Mr West replied: "I can't speak for the firm at large, but..."

"Do you?" she asked.

"Sometimes," Mr West said.

Commissioner Holmes said: "One possible view is that there's been a … nod and a wink, a 'don't give us it, thanks' [from DHS] somewhere along the line, Mr West, you can see how a cynic might wonder about that?"

Mr West said: "I can, yes … but I cannot recall ever being provided such a nod and a wink."

Commissioner Holmes said it was "really remarkable" and "challenges credulity" that nobody in the DHS ever "got wind of the existence" of the report, and, that PwC abandoned it "without any documentation" of how it happened.

"That's my recollection," Mr West said.

Review found 'room for improvement'

The inquiry was shown an interim summary of the audit and Mr West agreed with Mr Greggery that PwC's assessment of the scheme was "a very poor report card" for the department.

"It was woeful, wasn't it?" Mr Greggery asked.

"I think our view was that there were things [in the scheme] that should have been considered but weren't," Mr West said.

"[We found] room for improvement."

Mr West later conceded PwC's review found the system had "a lot of flaws" and there was "clear evidence … savings weren't going to be achieved".
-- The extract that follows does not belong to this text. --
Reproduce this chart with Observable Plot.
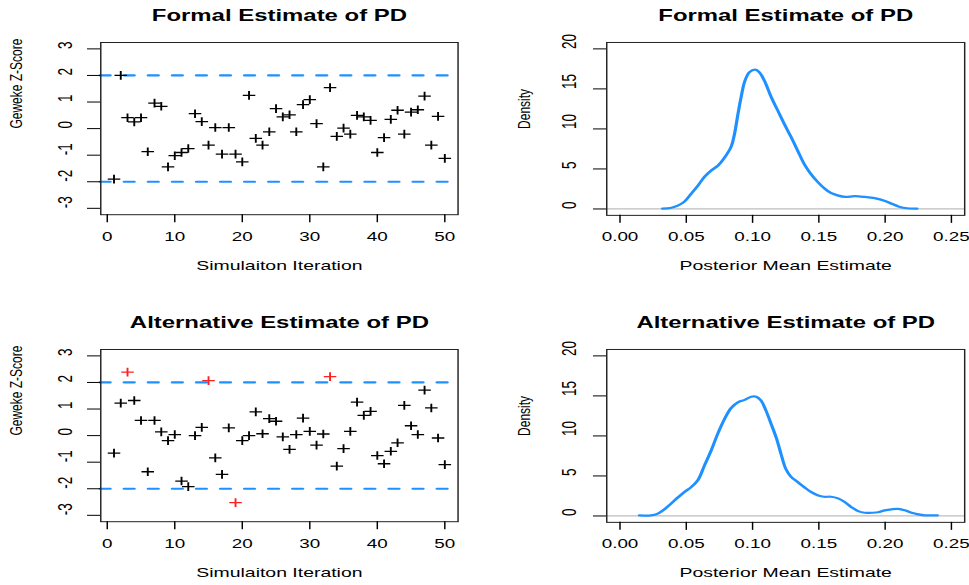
<!DOCTYPE html>
<html><head><meta charset="utf-8">
<script src="https://cdn.jsdelivr.net/npm/d3@7"></script>
<script src="https://cdn.jsdelivr.net/npm/@observablehq/plot@0.6"></script>
<style>
html,body{margin:0;padding:0;background:#fff;overflow:hidden;}
#page{position:relative;width:969px;height:585px;overflow:hidden;background:#fff;}
#stage{position:absolute;left:0;top:0;width:668.28px;height:585px;transform:scaleX(1.45);transform-origin:0 0;}
.panel{position:absolute;}
.panel svg{display:block;overflow:visible;}
</style></head><body>
<div id="page"><div id="stage">
<div class="panel" id="tl" style="left:0px;top:0px"></div>
<div class="panel" id="tr" style="left:334.48px;top:0px"></div>
<div class="panel" id="bl" style="left:0px;top:307.4px"></div>
<div class="panel" id="br" style="left:334.48px;top:307.4px"></div>
</div></div>
<script>
// ---------- data ----------
const iteration = [1,2,3,4,5,6,7,8,9,10,11,12,13,14,15,16,17,18,19,20,21,22,23,24,25,
  26,27,28,29,30,31,32,33,34,35,36,37,38,39,40,41,42,43,44,45,46,47,48,49,50];
const formalZ = [-1.90,2.00,0.41,0.25,0.41,-0.87,0.96,0.84,-1.44,-1.02,-0.90,-0.75,0.56,0.26,-0.62,0.04,-0.96,0.04,-0.96,-1.25,
  1.25,-0.37,-0.62,-0.12,0.75,0.44,0.52,-0.12,0.90,1.09,0.19,-1.44,1.54,-0.29,0.02,-0.21,0.50,0.44,0.31,-0.90,
  -0.34,0.35,0.69,-0.21,0.62,0.71,1.22,-0.62,0.46,-1.12];
const altZ = [-0.66,1.22,2.39,1.32,0.57,-1.36,0.57,0.14,-0.19,0.04,-1.71,-1.92,0.00,0.31,2.07,-0.84,-1.46,0.29,-2.52,-0.19,
  0.00,0.89,0.07,0.64,0.54,-0.05,-0.52,0.04,0.66,0.16,-0.36,0.06,2.22,-1.15,-0.49,0.16,1.26,0.76,0.91,-0.75,
  -1.06,-0.59,-0.27,1.14,0.37,0.04,1.71,1.04,-0.09,-1.09];
const zTicks = [-3,-2,-1,0,1,2,3];
const iterTicks = [0,10,20,30,40,50];
const gewekeBounds = [-2,2];

const formalDensX = [0.032,0.038,0.0436,0.0486,0.0537,0.0587,0.0637,0.0688,0.0738,0.0788,0.0839,0.0864,0.0889,0.0914,0.094,0.0977,
  0.102,0.105,0.109,0.114,0.119,0.124,0.129,0.134,0.139,0.143,0.149,0.154,0.159,0.164,0.170,0.177,0.185,0.192,0.200,0.205,0.210,0.215,0.224];
const formalDensY = [0.05,0.12,0.42,0.92,1.9,2.9,4.0,4.8,5.4,6.4,7.8,9.4,11.8,14.0,15.9,17.1,
  17.4,17.1,16.0,14.0,12.3,10.6,9.0,7.3,5.6,4.6,3.4,2.6,2.0,1.7,1.5,1.6,1.5,1.35,1.0,0.65,0.32,0.12,0.03];
const altDensX = [0.0146,0.0234,0.0285,0.0335,0.0385,0.0436,0.0486,0.0537,0.0587,0.0637,0.0688,0.0738,0.0788,0.0839,0.0889,0.094,
  0.099,0.1028,0.1065,0.110,0.114,0.118,0.1217,0.125,0.129,0.134,0.139,0.144,0.149,0.154,0.159,0.1645,0.1695,0.1746,0.1796,0.1846,
  0.1897,0.1947,0.1997,0.2048,0.210,0.2149,0.2199,0.225,0.230,0.2395];
const altDensY = [0.08,0.08,0.3,0.83,1.54,2.3,3.0,3.6,4.46,6.3,8.2,10.3,12.1,13.5,14.2,14.5,
  14.9,14.9,14.4,13.2,11.5,9.7,7.6,5.9,4.9,4.25,3.6,3.0,2.6,2.4,2.4,2.2,1.75,1.1,0.6,0.4,
  0.4,0.46,0.7,0.83,0.88,0.7,0.4,0.2,0.08,0.08];
const densXTicks = [0,0.05,0.10,0.15,0.20,0.25];
const densYTicks = [0,5,10,15,20];
const zeroLine = [0];

const FONT = "'Liberation Sans', Arial, sans-serif";
const BLUE = "#1E90FF";

function baseStyle() {
  return {fontFamily: FONT, background: "transparent", overflow: "visible", color: "black"};
}

function gewekePanel(title, z) {
  const pts = iteration.map((it, i) => ({it, z: z[i]}));
  return Plot.plot({
    width: 334, height: 278,
    marginLeft: 69, marginRight: 18.6, marginTop: 42, marginBottom: 63.8,
    style: baseStyle(),
    x: {domain: [-0.96, 51.96]},
    y: {domain: [-3.24, 3.24]},
    marks: [
      Plot.ruleY(gewekeBounds, {stroke: BLUE, strokeWidth: 2.2, strokeDasharray: "7,9.6", strokeLinecap: "round"}),
      Plot.dot(pts, {filter: d => Math.abs(d.z) <= 2, x: "it", y: "z", symbol: "plus", r: 2.9, stroke: "black", strokeWidth: 1.3}),
      Plot.dot(pts, {filter: d => Math.abs(d.z) > 2, x: "it", y: "z", symbol: "plus", r: 2.9, stroke: "#FF2020", strokeWidth: 1.3}),
      Plot.frame({stroke: "#222", strokeWidth: 1}),
      Plot.axisX({ticks: iterTicks, tickSize: 8, tickFormat: () => "", label: null}),
      Plot.axisY({ticks: zTicks, tickSize: 9, tickFormat: () => "", label: null}),
      Plot.text(iterTicks, {x: d => d, frameAnchor: "bottom", dy: 26.5, text: d => String(d), fontSize: 13}),
      Plot.text(zTicks, {y: d => d, frameAnchor: "left", dx: -24.2, rotate: -90, text: d => String(d), fontSize: 13.5}),
      Plot.text([title], {frameAnchor: "top", dy: -33.5, text: d => d, fontWeight: "bold", fontSize: 16.5}),
      Plot.text(["Simulaiton Iteration"], {frameAnchor: "bottom", dy: 55.5, text: d => d, fontSize: 13.4}),
      Plot.text(["Geweke Z-Score"], {frameAnchor: "left", dx: -58, rotate: -90, text: d => d, fontSize: 12})
    ]
  });
}

function densPanel(title, xs, ys) {
  const pts = xs.map((x, i) => ({x, y: ys[i]}));
  return Plot.plot({
    width: 334, height: 278,
    marginLeft: 84, marginRight: 3, marginTop: 42, marginBottom: 63,
    style: baseStyle(),
    x: {domain: [-0.01, 0.26]},
    y: {domain: [-0.8, 20.8]},
    marks: [
      Plot.ruleY(zeroLine, {stroke: "#BEBEBE", strokeWidth: 1.2}),
      Plot.line(pts, {x: "x", y: "y", stroke: BLUE, strokeWidth: 2.2, curve: "catmull-rom"}),
      Plot.frame({stroke: "#222", strokeWidth: 1}),
      Plot.axisX({ticks: densXTicks, tickSize: 8, tickFormat: () => "", label: null}),
      Plot.axisY({ticks: densYTicks, tickSize: 9, tickFormat: () => "", label: null}),
      Plot.text(densXTicks, {x: d => d, frameAnchor: "bottom", dy: 26, text: d => d.toFixed(2), fontSize: 13}),
      Plot.text(densYTicks, {y: d => d, frameAnchor: "left", dx: -25.3, rotate: -90, text: d => String(d), fontSize: 13.5}),
      Plot.text([title], {frameAnchor: "top", dy: -33.5, text: d => d, fontWeight: "bold", fontSize: 16.5}),
      Plot.text(["Posterior Mean Estimate"], {frameAnchor: "bottom", dy: 54.5, text: d => d, fontSize: 13.4}),
      Plot.text(["Density"], {frameAnchor: "left", dx: -57, rotate: -90, text: d => d, fontSize: 12})
    ]
  });
}

document.getElementById("tl").append(gewekePanel("Formal Estimate of PD", formalZ));
document.getElementById("tr").append(densPanel("Formal Estimate of PD", formalDensX, formalDensY));
document.getElementById("bl").append(gewekePanel("Alternative Estimate of PD", altZ));
document.getElementById("br").append(densPanel("Alternative Estimate of PD", altDensX, altDensY));
</script>
</body></html>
The commission was also shown minutes from a meeting between the DHS and PwC in March 2017, in which department officials suggested that "political criticism [of Robodebt] has lost steam" and the ombudsman's report "will say aspects of the systems are good", a month before it was released.

The commission heard that former senior DHS executive, Jason McNamara, told PwC that the government "only cares about the money" and "doesn't care what they do with compliance to achieve it [budget savings]".

"Other than the department doing something politically silly, they don't care," the minutes show Mr McNamara saying.

'We've got advice that it's not legal'

Former deputy secretary of social security at the Department of Social Services (DSS), Nathan Williamson, has also given evidence.

The inquiry has previously heard a DSS official requested external legal advice from law firm Clayton Utz on the scheme in 2018, which found the use of "income averaging" to raise welfare debts was unlawful, but it was left in draft form and never acted on.

The scheme continued until November 2019, accusing hundreds of thousands of welfare recipients of owing money to Centrelink.

Former branch manager at DSS, Allyson Essex, told the commission last week that she briefed her boss, Mr Williamson, on the advice in August 2018 and raised concerns, saying "I told him … we've gotten advice that it's not legal".

She told the commission, he replied: "It is legal, it's really clear that it's legal."

Mr Williamson told Friday's hearing he does not recall that conversation with Ms Essex or being briefed on the advice at the time.

"That sort of response does not sound like … the response I would give. That's not my style," he said.

He agreed with counsel assisting Angus Scott that "once the Clayton Utz advice was received, it was incumbent upon the department to indicate that it was no longer satisfied [that the scheme was lawful]".

He said he was aware of several Administrative Appeals Tribunal (AAT) findings in 2017 that also ruled the scheme was unlawful.

"My own personal reflection is that more questions [about its legality] should have been asked, including by me," he said.

The commission also heard from former DHS chief in-house lawyer, Maris Stipnieks, who said he never had a "high degree of confidence" about whether "income averaging" was lawful.

Public hearings will continue later this month.